Stir-fry pork with gochujang
You are sure to eat too much rice! Try
Stir-fry pork with gochujang
Ingredients (for one serving)
  • 150 g pork loin (thinly sliced)
  • 20 g Korean lettuce
  • 10 g white part of a naga-negi onion
  • [Marinade]
Directions
  1. Mix the ingredients for the marinade and soak the pork loins in the marinade for 30 minutes to one hour.
  2. Thinly slice the white part of the naga-negi onion into fine strips.
  3. Remove some of the sauce from the pork (1) and cook it in a heated frying pan.
  4. Complete by arranging the Korean lettuce, naga-negi onion, and pork. Wrap the naga-negi onion and pork in the Korean lettuce. (Normal lettuce can be used as a substitute.)
Rice pizza with dried sakura shrimp and komatsuna (Japanese spinach)

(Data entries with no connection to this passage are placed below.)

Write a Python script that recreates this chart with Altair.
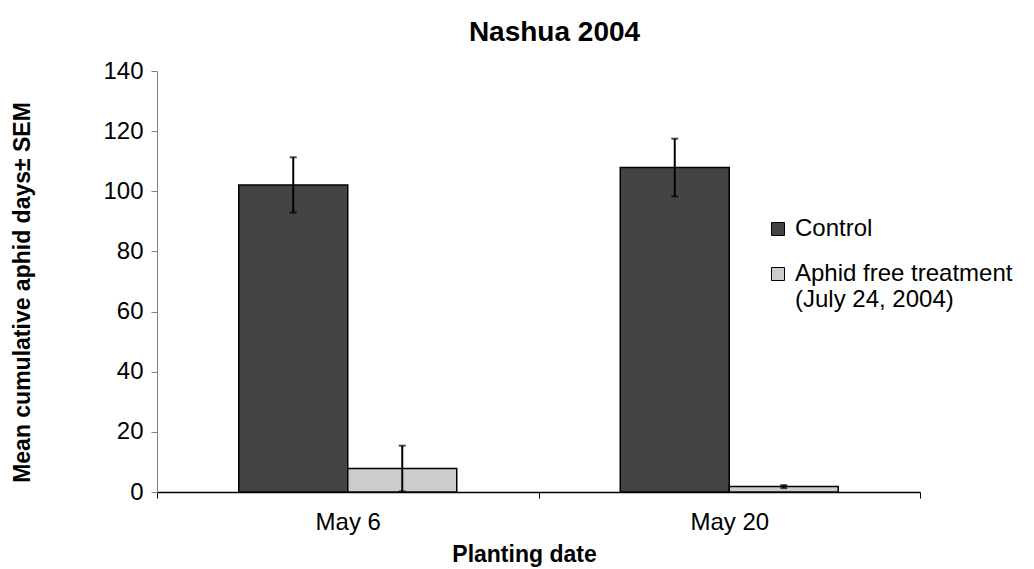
import altair as alt
import pandas as pd

dates = ["May 6", "May 20"]
series = ["Control", "Aphid free treatment"]
control_mean = [102.1, 107.9]
control_sem = [9.2, 9.6]
aphid_mean = [7.8, 1.8]
aphid_sem = [7.6, 0.5]

rows = []
for i, d in enumerate(dates):
    rows.append({"date": d, "series": series[0], "mean": control_mean[i], "sem": control_sem[i]})
    rows.append({"date": d, "series": series[1], "mean": aphid_mean[i], "sem": aphid_sem[i]})
df = pd.DataFrame(rows)
df["lo"] = df["mean"] - df["sem"]
df["hi"] = df["mean"] + df["sem"]

FONT = "Liberation Sans"

x = alt.X("date:N", sort=dates, title="Planting date",
          scale=alt.Scale(paddingInner=0, paddingOuter=0),
          axis=alt.Axis(labelAngle=0, labelFontSize=24, labelColor="black", labelFont=FONT,
                        titleFontSize=23, titleFontWeight="bold", titleColor="black", titleFont=FONT,
                        domainColor="black", domainWidth=1.5, tickColor="black", tickSize=6,
                        tickBand="extent", labelPadding=12,
                        titleX=367, titleY=69, titleBaseline="alphabetic", titleAlign="center"))
xo = alt.XOffset("series:N", sort=series, scale=alt.Scale(paddingInner=0, paddingOuter=0.75))

bars = alt.Chart(df).mark_bar(stroke="black", strokeWidth=1.5).encode(
    x=x, xOffset=xo,
    y=alt.Y("mean:Q", title="Mean cumulative aphid days± SEM",
            scale=alt.Scale(domain=[0, 140], nice=False),
            axis=alt.Axis(values=list(range(0, 141, 20)), grid=False, labelFontSize=24,
                          labelColor="black", labelFont=FONT, titleFontSize=23,
                          titleFontWeight="bold", titleColor="black", titleFont=FONT,
                          domainColor="#808080", tickColor="#808080", tickSize=6,
                          labelPadding=8, titleX=-135, titleY=221, titleBaseline="middle",
                          titleAlign="center")),
    fill=alt.Fill("series:N", sort=series,
                  scale=alt.Scale(domain=series, range=["#444444", "#cccccc"]),
                  legend=alt.Legend(title=None, orient="none", legendX=609, legendY=146,
                                    symbolType="square", symbolSize=169, symbolStrokeColor="black",
                                    symbolStrokeWidth=1, labelFontSize=24, labelFont=FONT,
                                    labelColor="black", rowPadding=21, labelOffset=5, labelLimit=0,
                                    labelExpr="datum.label == 'Aphid free treatment' ? ['Aphid free treatment', '(July 24, 2004)'] : datum.label")),
)

rules = alt.Chart(df).mark_rule(color="black", strokeWidth=2).encode(
    x=alt.X("date:N", sort=dates), xOffset=xo, y="lo:Q", y2="hi:Q")
caps_hi = alt.Chart(df).mark_tick(color="black", thickness=2, size=7, orient="horizontal").encode(
    x=alt.X("date:N", sort=dates), xOffset=xo, y="hi:Q")
caps_lo = alt.Chart(df).mark_tick(color="black", thickness=2, size=7, orient="horizontal").encode(
    x=alt.X("date:N", sort=dates), xOffset=xo, y="lo:Q")

chart = alt.layer(bars, rules, caps_hi, caps_lo).properties(
    width=763, height=421,
    title=alt.TitleParams("Nashua 2004", fontSize=28, font=FONT, fontWeight="bold",
                          color="black", offset=12, dx=16),
    autosize=alt.AutoSizeParams(type="none"),
    padding={"left": 149, "top": 63, "right": 100, "bottom": 76},
).configure(background="white").configure_view(stroke=None)

chart.save("out.html", embed_options={"renderer": "svg", "actions": False})
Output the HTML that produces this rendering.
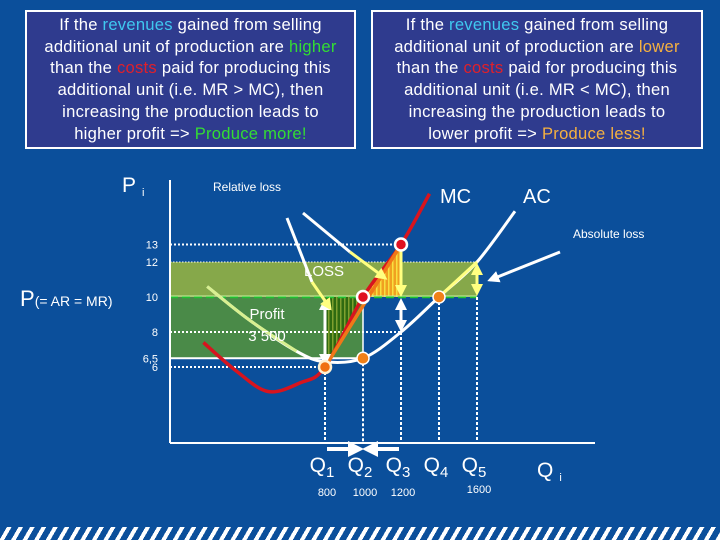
<!DOCTYPE html>
<html><head><meta charset="utf-8"><style>
html,body{margin:0;padding:0}
body{width:720px;height:540px;background:#0b4f9b;position:relative;overflow:hidden;font-family:"Liberation Sans",sans-serif;color:#fff}
.box{position:absolute;top:10px;height:133px;background:#2f3b8e;border:2px solid #fff;box-sizing:content-box;text-align:center;font-size:16.6px;letter-spacing:0.25px;line-height:21.7px;padding-top:2px;white-space:nowrap}
.cy{color:#3fc8f0}.gr{color:#33dd33}.rd{color:#e0202a}.or{color:#f5b040}
.stripe{position:absolute;left:0;top:527px;width:720px;height:13px;background:repeating-linear-gradient(-60deg,#fff 0 4px,#0b4f9b 4px 10px)}
svg{position:absolute;left:0;top:0}
</style></head><body>
<div class="box" style="left:25px;width:327px">If the <span class="cy">revenues</span> gained from selling<br>additional unit of production are <span class="gr">higher</span><br>than the <span class="rd">costs</span> paid for producing this<br>additional unit (i.e. MR &gt; MC), then<br>increasing the production leads to<br>higher profit =&gt; <span class="gr">Produce more!</span></div>
<div class="box" style="left:371px;width:328px">If the <span class="cy">revenues</span> gained from selling<br>additional unit of production are <span class="or">lower</span><br>than the <span class="rd">costs</span> paid for producing this<br>additional unit (i.e. MR &lt; MC), then<br>increasing the production leads to<br>lower profit =&gt; <span class="or">Produce less!</span></div>
<div class="stripe"></div>
<svg id="chart" width="720" height="540"></svg>
<script>
const priceTicks=[13,12,10,8,6.5,6];
const priceTickLabels=["13","12","10","8","6,5","6"];
const qValues=[800,1000,1200,1400,1600];
const qLabels=["800","1000","1200","","1600"];
const marketPrice=10;
const mcQ=[160,330,500,670,800,1000,1200,1350];
const mcP=[7.4,5.8,4.6,5.1,6,10,13,15.9];
const acQ=[180,400,650,800,1000,1200,1400,1600,1800];
const acP=[10.6,8.7,6.9,6.3,6.5,8,10,12,14.9];
const mcDots=[[800,6],[1000,10],[1200,13]];
const acDots=[[1000,6.5],[1400,10]];

const X=q=>325+(q-800)*0.19;
const Y=p=>297-(p-10)*17.5;
const svg=document.getElementById('chart');
const NS='http://www.w3.org/2000/svg';
function mk(tag,attrs,parent){const e=document.createElementNS(NS,tag);for(const k in attrs)e.setAttribute(k,attrs[k]);(parent||svg).appendChild(e);return e;}
function txt(x,y,s,size,anchor){const t=mk('text',{x:x,y:y,'font-size':size,fill:'#fff','text-anchor':anchor||'start','font-family':'Liberation Sans, sans-serif'});t.textContent=s;return t;}
function smooth(pts){let d='M'+pts[0][0]+','+pts[0][1];for(let i=0;i<pts.length-1;i++){const p0=pts[Math.max(0,i-1)],p1=pts[i],p2=pts[i+1],p3=pts[Math.min(pts.length-1,i+2)];d+=' C'+(p1[0]+(p2[0]-p0[0])/6)+','+(p1[1]+(p2[1]-p0[1])/6)+' '+(p2[0]-(p3[0]-p1[0])/6)+','+(p2[1]-(p3[1]-p1[1])/6)+' '+p2[0]+','+p2[1];}return d;}
const defs=mk('defs',{});
const pg=mk('pattern',{id:'hg',width:4,height:4,patternUnits:'userSpaceOnUse'},defs);
mk('rect',{width:4,height:4,fill:'#2f6a10'},pg);mk('rect',{width:1.5,height:4,fill:'#7fa030'},pg);
const po=mk('pattern',{id:'ho',width:4,height:4,patternUnits:'userSpaceOnUse'},defs);
mk('rect',{width:4,height:4,fill:'#f0a020'},po);mk('rect',{width:1.5,height:4,fill:'#f8e040'},po);
const ah=mk('marker',{id:'aw',markerWidth:4,markerHeight:4,refX:3,refY:2,orient:'auto'},defs);mk('path',{d:'M0,0 L4,2 L0,4 Z',fill:'#fff'},ah);
const ay=mk('marker',{id:'ay',markerWidth:4,markerHeight:4,refX:3,refY:2,orient:'auto'},defs);mk('path',{d:'M0,0 L4,2 L0,4 Z',fill:'#ffff80'},ay);

const x0=170,yAxis=443;
let r=mk('rect',{x:x0,y:Y(12),width:X(1600)-x0,height:Y(marketPrice)-Y(12),fill:'#86a84a'});
r=mk('rect',{x:x0,y:Y(marketPrice),width:X(1000)-x0,height:Y(6.5)-Y(marketPrice),fill:'#4a8a48'});
mk('line',{x1:x0,y1:Y(12),x2:X(1600),y2:Y(12),stroke:'#fff','stroke-width':1,'stroke-dasharray':'1.5 1.5'});
mk('line',{x1:x0,y1:Y(6.5),x2:X(1000),y2:Y(6.5),stroke:'#fff','stroke-width':2});
let tri=mk('polygon',{points:`${X(800)},${Y(10)} ${X(1000)},${Y(10)} ${X(800)},${Y(6)}`,fill:'url(#hg)'});
tri=mk('polygon',{points:`${X(1000)},${Y(10)} ${X(1200)},${Y(10)} ${X(1200)},${Y(13)}`,fill:'url(#ho)'});
let pl=mk('line',{x1:x0,y1:Y(marketPrice),x2:X(1600),y2:Y(marketPrice),stroke:'#20c030','stroke-width':2.5,'stroke-dasharray':'8 4'});
mk('line',{x1:x0,y1:Y(marketPrice)-1,x2:X(1600),y2:Y(marketPrice)-1,stroke:'#c8f0a0','stroke-width':1});
[[13,1200],[8,1200],[6,800]].forEach(([p,q])=>mk('line',{x1:x0,y1:Y(p),x2:X(q),y2:Y(p),stroke:'#fff','stroke-width':2,'stroke-dasharray':'2 2'}));
const vTop=[[800,6],[1000,6.5],[1200,8],[1400,10],[1600,10]];
vTop.forEach(([q,p])=>mk('line',{x1:X(q),y1:Y(p),x2:X(q),y2:yAxis,stroke:'#fff','stroke-width':2,'stroke-dasharray':'3 2'}));
mk('line',{x1:X(1000),y1:Y(10),x2:X(1000),y2:Y(6.5),stroke:'#fff','stroke-width':1.5});
let ax=mk('line',{x1:x0,y1:180,x2:x0,y2:yAxis,stroke:'#fff','stroke-width':2});
ax=mk('line',{x1:x0,y1:yAxis,x2:595,y2:yAxis,stroke:'#fff','stroke-width':2});
const acPts=acQ.map((q,i)=>[X(q),Y(acP[i])]);
let c=mk('path',{d:smooth(acPts),fill:'none',stroke:'#fff','stroke-width':3});
mk('path',{d:smooth(acPts.slice(0,3)),fill:'none',stroke:'#d8f090','stroke-width':3});
mk('line',{x1:X(1400),y1:Y(10),x2:X(1600),y2:Y(12),stroke:'#ffff80','stroke-width':3});
const mcPts=mcQ.map((q,i)=>[X(q),Y(mcP[i])]);
c=mk('path',{d:smooth(mcPts),fill:'none',stroke:'#d8141e','stroke-width':3.5});
mk('line',{x1:X(800),y1:Y(6),x2:X(1200),y2:Y(13),stroke:'#f07818','stroke-width':3.5});
function arrow(x1,y1,x2,y2,m,col,w){return mk('line',{x1,y1,x2,y2,stroke:col,'stroke-width':w||3,'marker-end':'url(#'+m+')'});}
arrow(X(800),Y(8.4),X(800),Y(10)+4,'aw','#fff');arrow(X(800),Y(8.4),X(800),Y(6)-4,'aw','#fff');
arrow(X(1200),Y(13)+4,X(1200),Y(10)-3,'ay','#ffff80');
arrow(X(1200),Y(9),X(1200),Y(10)+4,'aw','#fff');arrow(X(1200),Y(9),X(1200),Y(8)-3,'aw','#fff');
arrow(X(1600),Y(11),X(1600),Y(12)+4,'ay','#ffff80');arrow(X(1600),Y(11),X(1600),Y(10)-4,'ay','#ffff80');
mk('line',{x1:287,y1:218,x2:312,y2:282,stroke:'#fff','stroke-width':3});arrow(312,282,330,308,'ay','#ffff80');
mk('line',{x1:303,y1:213,x2:350,y2:252,stroke:'#fff','stroke-width':3});arrow(350,252,385,278,'ay','#ffff80');
arrow(560,252,490,280,'aw','#fff');
arrow(X(800)+2,449,X(1000)-3,449,'aw','#fff',4);arrow(X(1200)-2,449,X(1000)+3,449,'aw','#fff',4);
mcDots.forEach(([q,p],i)=>{const d=mk('circle',{cx:X(q),cy:Y(p),r:6,fill:i==0?'#f07010':'#e01020',stroke:i==0?'#fff0d0':'#fff',"stroke-width":2.5});});
acDots.forEach(([q,p])=>{const d=mk('circle',{cx:X(q),cy:Y(p),r:6,fill:'#f08018',stroke:'#fff','stroke-width':1.5});});
priceTicks.forEach((p,i)=>{const t=txt(158,Y(p)+4,priceTickLabels[i],11,'end');});
qValues.forEach((q,i)=>{if(qLabels[i]){const t=txt(X(q)+2,i==4?493:496,qLabels[i],11,'middle');}});
qValues.forEach((q,i)=>{const t=txt(X(q)-3,472,'Q',21,'middle');const s=mk('tspan',{'font-size':15,dy:5},t);s.textContent=String(i+1);});
let t=txt(122,192,'P',21);mk('tspan',{'font-size':11,dx:6,dy:4},t).textContent='i';
t=txt(537,477,'Q',21);mk('tspan',{'font-size':11,dx:6,dy:4},t).textContent='i';
t=txt(20,306,'P',22);mk('tspan',{'font-size':14},t).textContent='(= AR = MR)';
t=txt(213,191,'Relative loss',12);
t=txt(573,238,'Absolute loss',12);
t=txt(440,203,'MC',20);
t=txt(523,203,'AC',20);
t=txt(324,276,'LOSS',15,'middle');
t=txt(267,319,'Profit',15,'middle');
t=txt(267,341,'3 500',15,'middle');
</script>
</body></html>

A supply of calcium with a staple food:
Rice pizza with dried sakura shrimp and komatsuna (Japanese spinach)
Ingredients (for one serving)
  • 200 g boiled rice
  • 40 g komatsuna (Japanese spinach)
  • 2 (100 g) Vienna sausages
  • 1 tablespoon of aonori (green laver)
  • 4 g dried sakura shrimp
  • 1 tablespoon of light soy sauce
  • 1 teaspoon of potato flour (katakuriko)
  • 1 teaspoon of olive oil
  • 20 g cheese
Directions
  1. Cut the stalks of the komatsuna (Japanese spinach) into pieces, and mix them into the boiled rice. Cut the spinach leaf into pieces 3 to 4 cm in length. Thinly slice the Vienna sausages. Put the rice into a plastic bag, and mix in the aonori, dried sakura shrimps, light soy sauce, and potato flour, while smashing the rice grains.
  2. Fry the komatsuna leaf and sausages in a frying pan.
  3. Mold the rice (1) flatly, coat a frying pan with olive oil, and fry until both sides of the rice are slightly brown.
  4. When both sides are fried, set the spinach leaf and sausages (2) onto the rice, complete by adding cheese.
Okra stock
An ideal match for rice and tofu:
Okra stock
Ingredients (Amount to prepare at a time: 1/2 for one serving)
  • 150 g okra
  • 50 g Japanese wild ginger
  • 100 g eggplant
  • Handful of dried bonito flakes
  • 3 tablespoons of mentsuyu noodle soup
  • 20 g ground sesame
Directions
  1. Cut eggplants in half lengthwise, and then thinly slice them into half-moon-shaped pieces. Soak them in salted water to remove astringent taste.
  2. Boil the okras briefly in boiling water. Then, soak them in cold water.
  3. Remove the wetness from the okras. Cut them into round slices. Cut the Japanese wild ginger into thin slices.
  4. Mix the eggplant, okras and Japanese wild ginger with the dried bonito flakes, mentsuyu noodle soup, and ground sesame.
Double tofu brownies
Adding healthy minerals via something sweet:
Double tofu brownies
Ingredients (For 6 servings: 1 serving as one meal)
  • 1/2 cake of "silken" tofu (150 g)
  • 30 g cake flour
  • 20 g cocoa powder
  • 30 g sugar
  • 1 egg
  • 2 pieces of freeze-dried tofu
  • 2.5 g baking powder
  • 20 g chocolate (broken into small pieces)
  • 10 g cranberries
  • 10 g pistachio nuts
Directions
  1. Preheat oven to 180°C. Grind the freeze-dried tofu.
  2. Mix together the cocoa powder, sugar, egg, "silken" tofu, ground freeze-dried tofu, baking powder, and cake flour.
  3. Place the dough on a baking sheet with waxed paper and flatten it out. Sprinkle on the chocolate pieces and bake for 30 minutes in an oven pre-heated to 180°C.
  4. Arrange the brownies on a plate and garnish them with cranberries and/or pistachio nuts.